Any wine tasting is a guaranteed good time, but knowing a little etiquette can make the somewhat formal environment less daunting. Here are a couple do's and don'ts to get you started:

DO

Taste in this order: whites, then reds, and finally dessert wines. Always go from dry to sweet (which the pourer will help you with). You can always skip a wine, or ask to try only one kind—say, reds only.

Use the provided crackers and water to cleanse your palate in between tastings so that you can really appreciate the different flavors. Water can also be used to rinse your glass if you don't get a new one.

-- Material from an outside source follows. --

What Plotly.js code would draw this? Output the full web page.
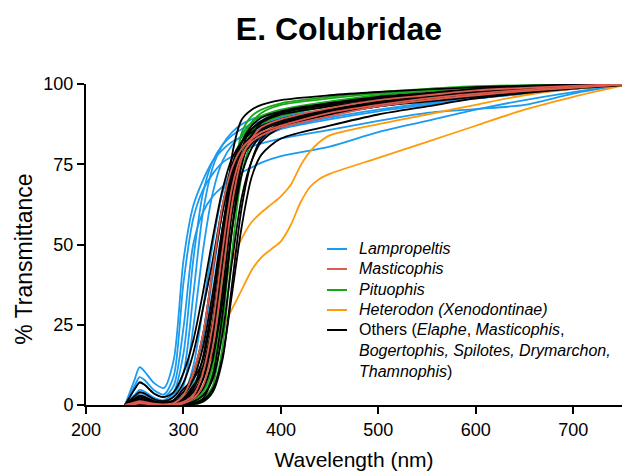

Use the tasting sheets that most places offer—can you taste blackberry? Coffee? Flowers? This is a fun exercise for even the newest wine drinkers.

Ask the host questions. There's no need to be a wine connoisseur to have a good time.

Toss unwanted wine in the bucket on the counter. This is not seen as an insult—hey, there's a lot of wine to get through!

DON'T

Pour the wine yourself.

Spit directly into the bucket. Instead ask for a small Dixie cup.

Ask for a second taste unless you are sure you'll buy a bottle. It's considered rude to drink more than offered.

Treat the provided snacks as an all-you-can-eat buffet.

Chew gum or smoke a cigarette right before tasting, since it will destroy the wine's flavor.

Bring wine from elsewhere for a picnic (this goes for the Napa and Sonoma wineries, as well).

Feel like you have to tip or even buy a bottle. Some, but not all, tasting rooms charge a tasting fee, anyway, to cover the cost of service and free booze.